Combine 2 cups flour, sugar, salt and yeast in a large mixing bowl. Stir well. Combine milk, water and butter in a saucepan and heat over low heat until butter melts, stirring occasionally. Cool to 120 to 130 degrees.

Gradually add liquid mixture to flour mixture, beating well at high speed with electric mixer. Beat an additional 2 minutes at high speed. Gradually add 3/4 cup flour, beating well. Gradually stir in enough remaining flour to make a soft dough.

Turn dough out onto a floured surface and knead until smooth and elastic, about 10 minutes. Shape into a ball and place in a well greased bowl, turning to grease top. Cover and let rise in a warm place, 95 degrees, free from drafts for 1 hour, or until doubled in bulk.

Punch dough down, turn out onto a lightly floured surface and knead lightly 4 to 5 times.
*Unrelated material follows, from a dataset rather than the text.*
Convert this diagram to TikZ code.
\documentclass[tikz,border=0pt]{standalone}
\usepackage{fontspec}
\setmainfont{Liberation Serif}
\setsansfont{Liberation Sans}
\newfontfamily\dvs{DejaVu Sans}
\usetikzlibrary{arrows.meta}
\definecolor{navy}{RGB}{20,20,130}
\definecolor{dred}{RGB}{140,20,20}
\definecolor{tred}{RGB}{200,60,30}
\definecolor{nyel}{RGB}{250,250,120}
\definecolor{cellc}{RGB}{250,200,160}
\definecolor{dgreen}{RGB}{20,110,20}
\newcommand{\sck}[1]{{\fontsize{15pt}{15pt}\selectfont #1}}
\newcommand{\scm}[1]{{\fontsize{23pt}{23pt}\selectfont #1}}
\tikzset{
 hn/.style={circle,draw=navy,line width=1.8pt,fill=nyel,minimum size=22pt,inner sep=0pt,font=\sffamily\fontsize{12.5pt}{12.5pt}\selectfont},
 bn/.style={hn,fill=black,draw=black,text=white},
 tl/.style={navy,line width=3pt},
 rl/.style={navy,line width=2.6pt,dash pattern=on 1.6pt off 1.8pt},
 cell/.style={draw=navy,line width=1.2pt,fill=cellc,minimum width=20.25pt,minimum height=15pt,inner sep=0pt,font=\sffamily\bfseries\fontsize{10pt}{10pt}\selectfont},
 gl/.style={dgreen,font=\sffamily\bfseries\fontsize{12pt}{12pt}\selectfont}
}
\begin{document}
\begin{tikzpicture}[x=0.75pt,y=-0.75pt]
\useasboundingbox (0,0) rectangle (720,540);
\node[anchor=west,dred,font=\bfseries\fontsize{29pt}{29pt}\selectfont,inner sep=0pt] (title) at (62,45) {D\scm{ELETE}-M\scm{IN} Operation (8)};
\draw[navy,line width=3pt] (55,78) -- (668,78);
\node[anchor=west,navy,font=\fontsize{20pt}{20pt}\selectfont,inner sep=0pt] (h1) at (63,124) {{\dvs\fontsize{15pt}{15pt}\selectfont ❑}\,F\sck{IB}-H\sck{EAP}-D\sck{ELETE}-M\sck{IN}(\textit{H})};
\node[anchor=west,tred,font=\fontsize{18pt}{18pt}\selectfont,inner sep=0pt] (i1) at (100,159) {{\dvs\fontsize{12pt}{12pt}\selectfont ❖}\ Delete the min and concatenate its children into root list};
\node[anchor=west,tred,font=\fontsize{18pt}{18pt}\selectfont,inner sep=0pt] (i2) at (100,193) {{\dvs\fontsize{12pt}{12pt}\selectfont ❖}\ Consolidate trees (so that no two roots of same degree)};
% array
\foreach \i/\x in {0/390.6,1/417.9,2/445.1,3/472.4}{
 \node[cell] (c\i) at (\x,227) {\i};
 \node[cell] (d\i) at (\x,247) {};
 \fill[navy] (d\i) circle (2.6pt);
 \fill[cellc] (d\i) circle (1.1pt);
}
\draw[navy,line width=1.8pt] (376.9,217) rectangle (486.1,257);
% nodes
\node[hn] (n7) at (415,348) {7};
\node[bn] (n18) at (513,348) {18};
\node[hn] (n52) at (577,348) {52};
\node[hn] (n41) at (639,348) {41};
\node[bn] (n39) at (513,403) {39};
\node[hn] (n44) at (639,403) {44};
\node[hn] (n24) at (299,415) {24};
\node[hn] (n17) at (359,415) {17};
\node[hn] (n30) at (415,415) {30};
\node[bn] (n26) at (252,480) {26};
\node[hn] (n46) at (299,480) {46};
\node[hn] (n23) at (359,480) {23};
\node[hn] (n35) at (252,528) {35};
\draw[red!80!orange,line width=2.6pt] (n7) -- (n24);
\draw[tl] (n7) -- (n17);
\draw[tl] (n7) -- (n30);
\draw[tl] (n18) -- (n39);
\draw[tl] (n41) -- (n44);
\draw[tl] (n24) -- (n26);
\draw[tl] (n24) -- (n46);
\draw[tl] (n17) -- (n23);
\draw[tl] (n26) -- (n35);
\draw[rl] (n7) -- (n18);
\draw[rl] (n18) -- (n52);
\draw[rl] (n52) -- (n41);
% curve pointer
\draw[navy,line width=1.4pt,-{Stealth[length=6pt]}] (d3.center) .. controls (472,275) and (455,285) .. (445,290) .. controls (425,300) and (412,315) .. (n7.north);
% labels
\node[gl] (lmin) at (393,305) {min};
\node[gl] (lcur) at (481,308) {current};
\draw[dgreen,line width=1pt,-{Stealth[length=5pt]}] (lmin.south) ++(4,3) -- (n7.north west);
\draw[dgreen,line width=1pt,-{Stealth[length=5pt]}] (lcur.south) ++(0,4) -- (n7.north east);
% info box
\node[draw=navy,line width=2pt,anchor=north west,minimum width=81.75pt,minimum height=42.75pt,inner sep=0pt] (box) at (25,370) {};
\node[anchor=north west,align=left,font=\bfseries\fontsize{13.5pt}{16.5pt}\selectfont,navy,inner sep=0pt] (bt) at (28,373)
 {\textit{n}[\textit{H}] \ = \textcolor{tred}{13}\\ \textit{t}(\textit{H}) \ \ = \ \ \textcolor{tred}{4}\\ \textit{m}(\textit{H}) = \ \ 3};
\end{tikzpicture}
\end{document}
Divide dough in half.

To shape a perfect loaf of bread, roll dough into a large rectangle 14"x7". Roll dough, jelly roll fashion, starting at narrow edge, pressing firmly to eliminate air bubbles. Pinch ends and seam to seal. Place dough, seam side down, in a well greased 9"x5"x3" loaf pan.

Repeat procedure with remaining portion of dough.

Cover and let rise in a warm place, 85 degrees, free from drafts for 1 hour or until doubled in bulk.

Bake at 375 degrees for 35 to 45 minutes or until loaves sound hollow when tapped. Remove bread from pans immediately and brush tops of loaves with melted butter. Cool on wire racks. Yield: 2 loaves.